- _Work to do_
All pictures are to be skipped; retype only the lines from the top of the entries through the line with "import pandas as pd", both included.

— START Data entries —

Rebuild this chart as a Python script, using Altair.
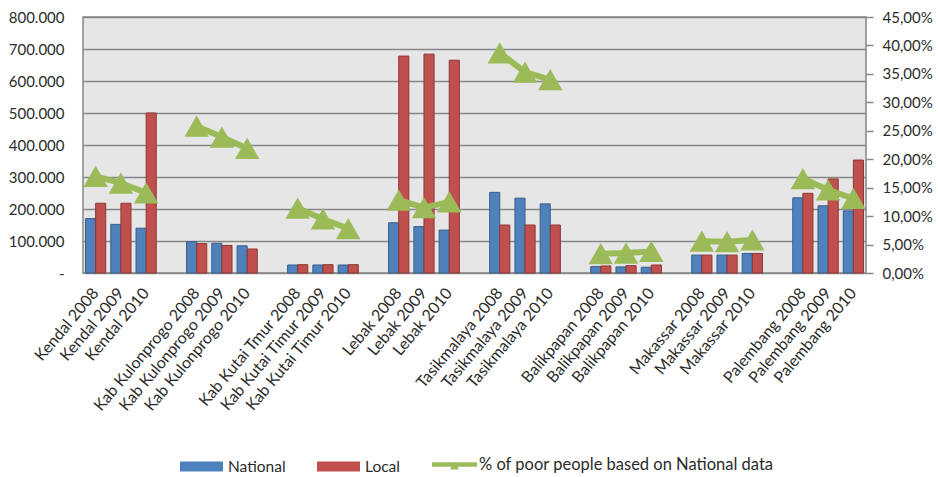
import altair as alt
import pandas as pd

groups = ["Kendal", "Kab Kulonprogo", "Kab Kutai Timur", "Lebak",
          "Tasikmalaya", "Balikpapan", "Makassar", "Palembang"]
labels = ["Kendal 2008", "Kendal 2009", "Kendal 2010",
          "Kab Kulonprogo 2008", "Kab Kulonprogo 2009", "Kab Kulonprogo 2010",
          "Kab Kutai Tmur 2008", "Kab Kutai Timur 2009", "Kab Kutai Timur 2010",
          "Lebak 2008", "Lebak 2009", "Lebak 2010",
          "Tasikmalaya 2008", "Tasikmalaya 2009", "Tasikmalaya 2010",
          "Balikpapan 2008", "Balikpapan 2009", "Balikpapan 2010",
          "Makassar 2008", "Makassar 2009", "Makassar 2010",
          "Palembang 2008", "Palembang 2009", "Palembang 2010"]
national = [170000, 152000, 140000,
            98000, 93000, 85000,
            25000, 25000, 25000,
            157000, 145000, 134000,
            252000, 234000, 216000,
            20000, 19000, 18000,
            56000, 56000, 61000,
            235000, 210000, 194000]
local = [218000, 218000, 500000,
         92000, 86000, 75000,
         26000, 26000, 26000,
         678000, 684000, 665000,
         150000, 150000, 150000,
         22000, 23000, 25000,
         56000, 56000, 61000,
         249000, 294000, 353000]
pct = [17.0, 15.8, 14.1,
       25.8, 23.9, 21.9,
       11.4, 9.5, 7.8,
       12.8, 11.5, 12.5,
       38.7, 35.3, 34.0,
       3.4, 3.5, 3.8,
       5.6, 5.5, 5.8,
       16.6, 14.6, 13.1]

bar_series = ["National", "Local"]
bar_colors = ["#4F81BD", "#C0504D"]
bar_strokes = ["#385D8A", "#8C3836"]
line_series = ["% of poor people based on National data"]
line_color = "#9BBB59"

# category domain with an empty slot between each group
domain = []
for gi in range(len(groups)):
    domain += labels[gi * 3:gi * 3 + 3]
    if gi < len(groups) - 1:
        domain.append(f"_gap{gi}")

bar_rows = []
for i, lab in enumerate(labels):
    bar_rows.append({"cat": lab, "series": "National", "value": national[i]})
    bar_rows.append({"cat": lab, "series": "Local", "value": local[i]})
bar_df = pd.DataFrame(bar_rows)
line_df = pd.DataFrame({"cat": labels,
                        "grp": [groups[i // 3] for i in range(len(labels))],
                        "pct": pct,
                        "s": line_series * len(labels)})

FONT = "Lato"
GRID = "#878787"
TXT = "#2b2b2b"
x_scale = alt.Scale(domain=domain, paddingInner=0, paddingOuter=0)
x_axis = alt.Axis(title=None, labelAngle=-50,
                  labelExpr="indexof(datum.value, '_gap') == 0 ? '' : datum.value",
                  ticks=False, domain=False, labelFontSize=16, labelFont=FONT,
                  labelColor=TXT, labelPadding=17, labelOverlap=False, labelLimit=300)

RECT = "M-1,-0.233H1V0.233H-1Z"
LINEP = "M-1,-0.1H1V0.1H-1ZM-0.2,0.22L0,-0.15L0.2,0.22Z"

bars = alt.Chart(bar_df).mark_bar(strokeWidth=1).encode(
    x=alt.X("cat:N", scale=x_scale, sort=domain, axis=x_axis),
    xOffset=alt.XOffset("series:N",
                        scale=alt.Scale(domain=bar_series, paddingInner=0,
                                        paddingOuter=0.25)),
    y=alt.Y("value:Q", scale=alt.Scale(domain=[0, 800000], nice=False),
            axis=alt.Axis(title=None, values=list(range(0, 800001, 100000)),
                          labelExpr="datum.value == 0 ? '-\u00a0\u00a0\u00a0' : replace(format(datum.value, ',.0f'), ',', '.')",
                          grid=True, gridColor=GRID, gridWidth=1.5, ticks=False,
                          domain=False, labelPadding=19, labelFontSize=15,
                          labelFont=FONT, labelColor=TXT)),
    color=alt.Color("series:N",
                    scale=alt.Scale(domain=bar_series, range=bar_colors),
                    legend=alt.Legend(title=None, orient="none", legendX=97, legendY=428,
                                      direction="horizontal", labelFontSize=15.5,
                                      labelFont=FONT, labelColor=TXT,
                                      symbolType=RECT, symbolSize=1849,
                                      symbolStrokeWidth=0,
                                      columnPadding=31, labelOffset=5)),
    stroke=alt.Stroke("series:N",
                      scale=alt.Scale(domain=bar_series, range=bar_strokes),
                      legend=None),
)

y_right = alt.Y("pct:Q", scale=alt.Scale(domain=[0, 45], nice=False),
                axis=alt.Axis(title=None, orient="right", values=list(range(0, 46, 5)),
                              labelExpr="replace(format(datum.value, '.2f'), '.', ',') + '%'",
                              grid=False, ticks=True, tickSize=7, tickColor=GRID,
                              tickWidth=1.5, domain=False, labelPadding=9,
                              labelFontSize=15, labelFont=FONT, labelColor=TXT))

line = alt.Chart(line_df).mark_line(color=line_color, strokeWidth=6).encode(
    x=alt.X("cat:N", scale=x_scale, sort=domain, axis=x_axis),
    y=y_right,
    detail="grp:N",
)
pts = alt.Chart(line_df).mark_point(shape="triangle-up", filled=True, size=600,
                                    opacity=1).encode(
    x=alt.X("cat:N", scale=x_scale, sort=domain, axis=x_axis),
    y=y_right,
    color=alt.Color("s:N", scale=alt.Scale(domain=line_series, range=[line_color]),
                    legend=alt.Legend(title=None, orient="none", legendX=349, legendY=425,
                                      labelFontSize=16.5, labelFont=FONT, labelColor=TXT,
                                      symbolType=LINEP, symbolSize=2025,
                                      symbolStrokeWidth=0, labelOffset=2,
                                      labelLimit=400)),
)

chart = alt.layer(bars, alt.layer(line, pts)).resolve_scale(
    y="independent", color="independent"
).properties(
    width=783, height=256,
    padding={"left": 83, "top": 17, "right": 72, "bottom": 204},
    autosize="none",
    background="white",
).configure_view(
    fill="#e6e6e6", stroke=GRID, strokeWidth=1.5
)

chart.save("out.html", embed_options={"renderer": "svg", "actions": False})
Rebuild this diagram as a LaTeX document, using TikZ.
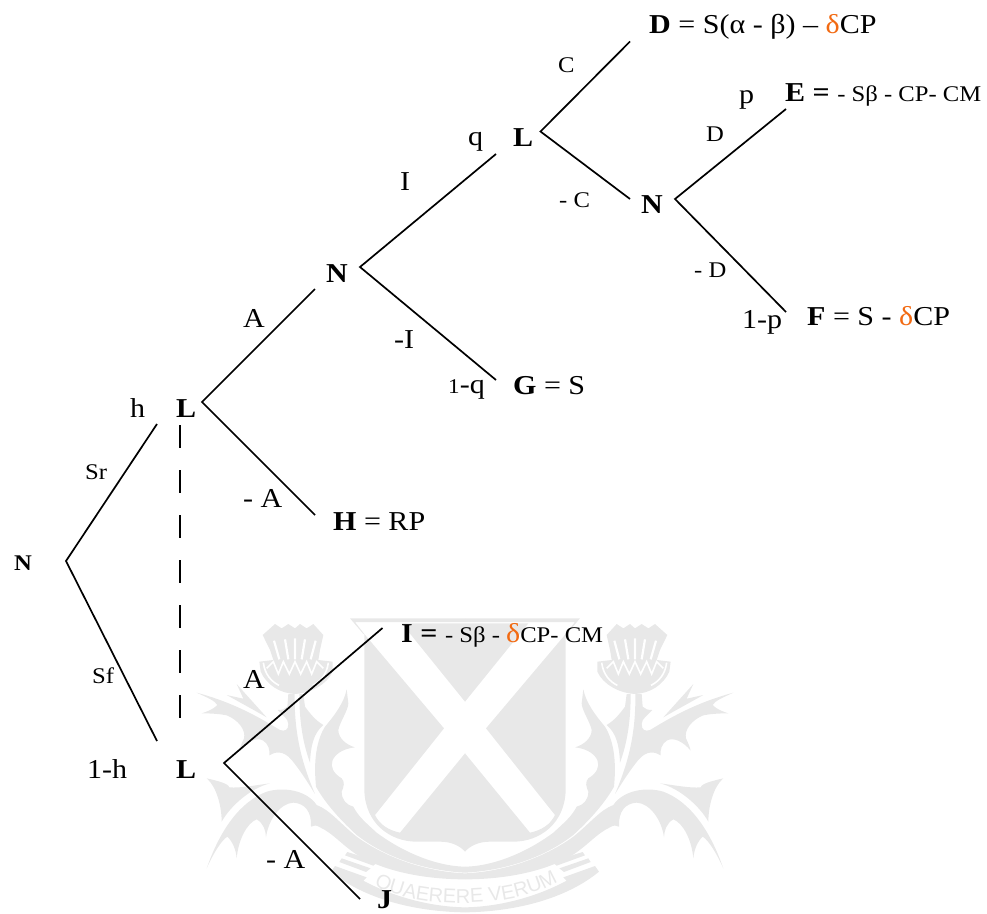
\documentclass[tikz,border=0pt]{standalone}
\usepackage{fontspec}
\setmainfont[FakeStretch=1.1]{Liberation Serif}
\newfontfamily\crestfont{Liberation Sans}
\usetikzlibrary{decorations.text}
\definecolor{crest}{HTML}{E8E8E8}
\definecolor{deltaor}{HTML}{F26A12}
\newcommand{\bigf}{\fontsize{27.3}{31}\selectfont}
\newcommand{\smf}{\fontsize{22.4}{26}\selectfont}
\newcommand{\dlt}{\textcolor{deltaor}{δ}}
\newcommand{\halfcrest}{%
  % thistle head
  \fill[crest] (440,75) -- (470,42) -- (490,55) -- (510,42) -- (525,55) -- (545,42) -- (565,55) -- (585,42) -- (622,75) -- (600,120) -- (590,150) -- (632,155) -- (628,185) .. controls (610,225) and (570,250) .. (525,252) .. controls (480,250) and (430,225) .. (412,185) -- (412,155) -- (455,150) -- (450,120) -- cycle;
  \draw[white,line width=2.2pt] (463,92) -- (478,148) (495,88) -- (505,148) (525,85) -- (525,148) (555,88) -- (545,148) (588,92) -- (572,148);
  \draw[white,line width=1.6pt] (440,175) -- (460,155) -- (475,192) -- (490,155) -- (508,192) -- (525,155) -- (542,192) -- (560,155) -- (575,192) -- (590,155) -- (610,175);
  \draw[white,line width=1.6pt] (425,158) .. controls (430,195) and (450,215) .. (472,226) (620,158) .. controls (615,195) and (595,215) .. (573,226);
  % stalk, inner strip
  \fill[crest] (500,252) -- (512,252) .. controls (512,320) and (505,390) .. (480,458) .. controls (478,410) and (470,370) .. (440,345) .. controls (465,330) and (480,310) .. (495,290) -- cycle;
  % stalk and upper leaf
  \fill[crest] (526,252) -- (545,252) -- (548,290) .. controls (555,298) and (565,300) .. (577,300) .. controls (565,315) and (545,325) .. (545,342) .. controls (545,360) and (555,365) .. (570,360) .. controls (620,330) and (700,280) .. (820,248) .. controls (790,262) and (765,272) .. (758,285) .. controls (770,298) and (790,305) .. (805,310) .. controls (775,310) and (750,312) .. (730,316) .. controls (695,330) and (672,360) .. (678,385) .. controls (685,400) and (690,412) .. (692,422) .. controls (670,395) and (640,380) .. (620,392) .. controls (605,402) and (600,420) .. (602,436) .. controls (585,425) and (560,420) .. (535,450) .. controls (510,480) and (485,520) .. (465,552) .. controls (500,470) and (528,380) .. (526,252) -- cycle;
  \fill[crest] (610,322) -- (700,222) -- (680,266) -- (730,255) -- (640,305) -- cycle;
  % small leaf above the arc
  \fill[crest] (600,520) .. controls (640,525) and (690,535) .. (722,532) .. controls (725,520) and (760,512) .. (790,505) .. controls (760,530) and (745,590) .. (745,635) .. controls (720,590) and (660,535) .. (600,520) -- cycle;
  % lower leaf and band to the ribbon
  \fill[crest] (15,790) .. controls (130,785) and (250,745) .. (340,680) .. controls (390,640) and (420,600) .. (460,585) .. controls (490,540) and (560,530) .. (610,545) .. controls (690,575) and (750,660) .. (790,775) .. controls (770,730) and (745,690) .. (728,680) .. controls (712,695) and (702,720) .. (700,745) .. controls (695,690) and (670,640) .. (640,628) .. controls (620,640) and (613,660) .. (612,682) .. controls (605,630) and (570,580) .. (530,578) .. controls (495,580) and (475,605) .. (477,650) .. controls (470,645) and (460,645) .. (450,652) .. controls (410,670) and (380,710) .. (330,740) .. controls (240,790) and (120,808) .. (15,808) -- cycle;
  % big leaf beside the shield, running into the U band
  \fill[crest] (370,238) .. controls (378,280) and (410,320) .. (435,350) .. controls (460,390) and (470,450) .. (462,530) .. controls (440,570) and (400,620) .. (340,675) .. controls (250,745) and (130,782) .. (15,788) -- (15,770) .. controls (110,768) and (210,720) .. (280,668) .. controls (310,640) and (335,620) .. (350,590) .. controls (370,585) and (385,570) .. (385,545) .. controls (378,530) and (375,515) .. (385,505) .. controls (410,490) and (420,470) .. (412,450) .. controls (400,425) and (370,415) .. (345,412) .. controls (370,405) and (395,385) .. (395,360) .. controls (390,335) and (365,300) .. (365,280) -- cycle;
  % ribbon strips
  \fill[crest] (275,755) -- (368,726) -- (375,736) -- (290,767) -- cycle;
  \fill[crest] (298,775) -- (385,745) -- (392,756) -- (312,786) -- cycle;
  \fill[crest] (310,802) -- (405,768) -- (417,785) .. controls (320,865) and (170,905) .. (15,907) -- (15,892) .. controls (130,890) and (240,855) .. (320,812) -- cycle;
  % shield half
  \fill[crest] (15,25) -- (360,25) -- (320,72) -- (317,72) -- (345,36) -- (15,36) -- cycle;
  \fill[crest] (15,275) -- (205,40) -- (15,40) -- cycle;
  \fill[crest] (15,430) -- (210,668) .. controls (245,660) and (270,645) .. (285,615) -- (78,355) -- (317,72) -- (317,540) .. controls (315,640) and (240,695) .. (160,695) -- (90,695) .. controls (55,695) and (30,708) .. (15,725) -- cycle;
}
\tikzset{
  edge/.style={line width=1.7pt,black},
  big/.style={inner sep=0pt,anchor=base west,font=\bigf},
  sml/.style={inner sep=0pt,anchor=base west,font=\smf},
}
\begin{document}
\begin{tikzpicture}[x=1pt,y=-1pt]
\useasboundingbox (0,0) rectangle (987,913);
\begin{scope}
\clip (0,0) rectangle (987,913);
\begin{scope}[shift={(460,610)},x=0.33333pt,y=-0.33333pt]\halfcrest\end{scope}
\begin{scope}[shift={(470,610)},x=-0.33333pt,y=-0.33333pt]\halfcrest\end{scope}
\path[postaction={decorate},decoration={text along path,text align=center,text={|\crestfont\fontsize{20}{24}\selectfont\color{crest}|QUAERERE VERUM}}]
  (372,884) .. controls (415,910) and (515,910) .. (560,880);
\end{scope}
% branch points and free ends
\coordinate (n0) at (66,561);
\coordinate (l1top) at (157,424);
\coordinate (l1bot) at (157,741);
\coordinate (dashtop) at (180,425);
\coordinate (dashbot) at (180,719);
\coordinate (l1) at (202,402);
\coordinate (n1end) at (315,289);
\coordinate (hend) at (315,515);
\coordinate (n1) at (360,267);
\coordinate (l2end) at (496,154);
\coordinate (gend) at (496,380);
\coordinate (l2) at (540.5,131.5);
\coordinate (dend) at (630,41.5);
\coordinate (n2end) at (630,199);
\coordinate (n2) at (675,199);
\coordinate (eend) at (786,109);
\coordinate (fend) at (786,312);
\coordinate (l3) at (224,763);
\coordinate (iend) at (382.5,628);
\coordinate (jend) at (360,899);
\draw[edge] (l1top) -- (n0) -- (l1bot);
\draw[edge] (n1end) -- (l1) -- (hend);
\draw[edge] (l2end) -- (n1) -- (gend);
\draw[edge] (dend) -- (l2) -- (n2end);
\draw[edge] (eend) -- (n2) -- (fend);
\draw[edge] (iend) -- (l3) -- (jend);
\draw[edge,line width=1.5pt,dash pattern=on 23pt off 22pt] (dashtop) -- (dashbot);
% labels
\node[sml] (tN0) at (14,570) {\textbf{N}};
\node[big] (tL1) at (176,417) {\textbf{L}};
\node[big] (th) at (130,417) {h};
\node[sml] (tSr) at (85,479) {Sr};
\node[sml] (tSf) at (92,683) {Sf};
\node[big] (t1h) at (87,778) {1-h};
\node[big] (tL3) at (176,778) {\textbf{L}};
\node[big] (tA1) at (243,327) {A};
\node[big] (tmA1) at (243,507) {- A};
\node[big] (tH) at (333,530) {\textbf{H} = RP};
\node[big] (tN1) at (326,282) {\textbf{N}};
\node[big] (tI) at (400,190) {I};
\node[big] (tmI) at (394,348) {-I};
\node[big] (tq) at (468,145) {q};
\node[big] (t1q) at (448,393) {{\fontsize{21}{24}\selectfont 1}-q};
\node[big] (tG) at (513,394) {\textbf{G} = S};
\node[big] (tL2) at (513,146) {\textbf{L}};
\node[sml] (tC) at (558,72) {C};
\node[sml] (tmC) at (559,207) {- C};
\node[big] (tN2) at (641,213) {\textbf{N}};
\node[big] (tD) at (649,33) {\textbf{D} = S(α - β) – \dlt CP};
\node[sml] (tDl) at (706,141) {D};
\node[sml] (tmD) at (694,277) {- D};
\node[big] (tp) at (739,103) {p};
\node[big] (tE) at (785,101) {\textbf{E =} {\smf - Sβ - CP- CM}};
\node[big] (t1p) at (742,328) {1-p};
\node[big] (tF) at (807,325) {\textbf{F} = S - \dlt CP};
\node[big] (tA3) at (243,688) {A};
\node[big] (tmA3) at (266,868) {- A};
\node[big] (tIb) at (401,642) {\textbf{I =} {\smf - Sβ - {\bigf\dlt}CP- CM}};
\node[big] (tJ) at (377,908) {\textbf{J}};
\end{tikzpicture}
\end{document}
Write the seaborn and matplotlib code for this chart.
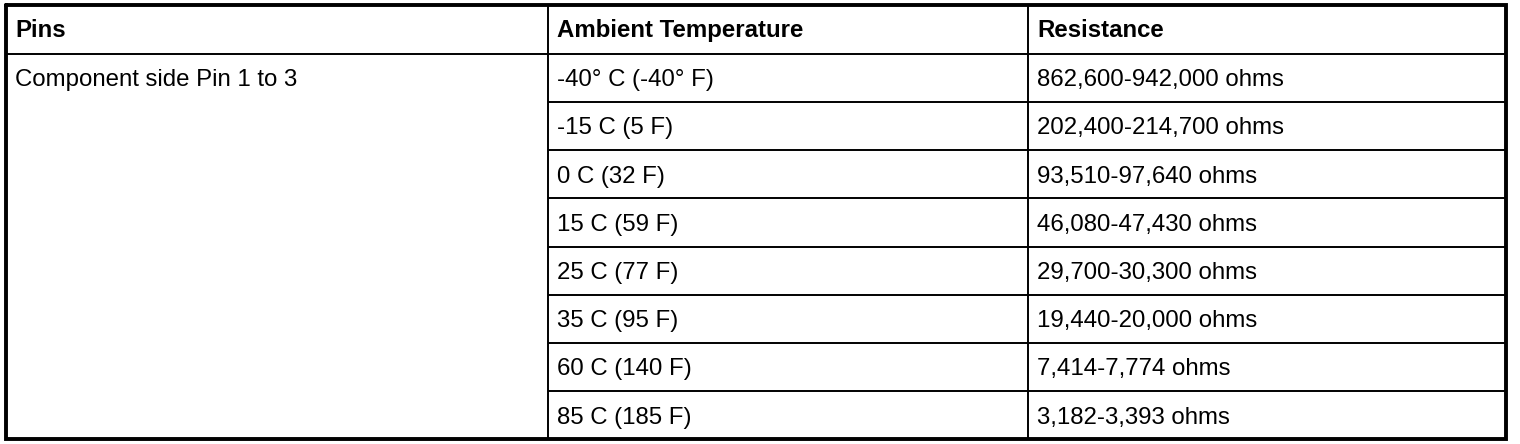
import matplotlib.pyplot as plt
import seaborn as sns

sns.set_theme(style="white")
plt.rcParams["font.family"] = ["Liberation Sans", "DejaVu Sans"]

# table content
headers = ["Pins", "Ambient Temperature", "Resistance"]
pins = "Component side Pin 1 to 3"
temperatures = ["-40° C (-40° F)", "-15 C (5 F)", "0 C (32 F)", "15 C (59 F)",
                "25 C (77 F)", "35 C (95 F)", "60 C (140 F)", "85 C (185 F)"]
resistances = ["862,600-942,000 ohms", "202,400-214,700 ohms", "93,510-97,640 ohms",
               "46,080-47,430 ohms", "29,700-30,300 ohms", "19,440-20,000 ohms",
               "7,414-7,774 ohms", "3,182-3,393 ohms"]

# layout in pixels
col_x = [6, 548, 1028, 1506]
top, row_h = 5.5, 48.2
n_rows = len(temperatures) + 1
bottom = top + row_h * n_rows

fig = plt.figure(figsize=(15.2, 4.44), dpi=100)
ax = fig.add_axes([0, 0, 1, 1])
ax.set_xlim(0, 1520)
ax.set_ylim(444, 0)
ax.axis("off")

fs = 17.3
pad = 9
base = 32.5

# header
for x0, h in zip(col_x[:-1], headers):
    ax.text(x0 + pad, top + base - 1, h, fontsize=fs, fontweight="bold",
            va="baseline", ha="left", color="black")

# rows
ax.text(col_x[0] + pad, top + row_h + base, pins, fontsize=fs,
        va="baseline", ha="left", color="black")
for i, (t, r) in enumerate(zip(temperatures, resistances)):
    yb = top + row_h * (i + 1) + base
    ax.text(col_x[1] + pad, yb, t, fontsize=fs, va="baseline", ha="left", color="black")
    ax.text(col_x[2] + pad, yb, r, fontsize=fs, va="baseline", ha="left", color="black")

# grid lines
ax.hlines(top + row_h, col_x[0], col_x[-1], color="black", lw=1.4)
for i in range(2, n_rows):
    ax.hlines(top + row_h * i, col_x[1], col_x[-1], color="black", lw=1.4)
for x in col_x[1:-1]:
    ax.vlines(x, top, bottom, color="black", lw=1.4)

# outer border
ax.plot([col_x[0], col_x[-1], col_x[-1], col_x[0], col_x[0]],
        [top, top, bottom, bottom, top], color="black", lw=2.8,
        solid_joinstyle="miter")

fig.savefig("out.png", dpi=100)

— END Data entries —

- _Answer_
Rebuild this chart as a Python script, using Altair.
import altair as alt
import pandas as pd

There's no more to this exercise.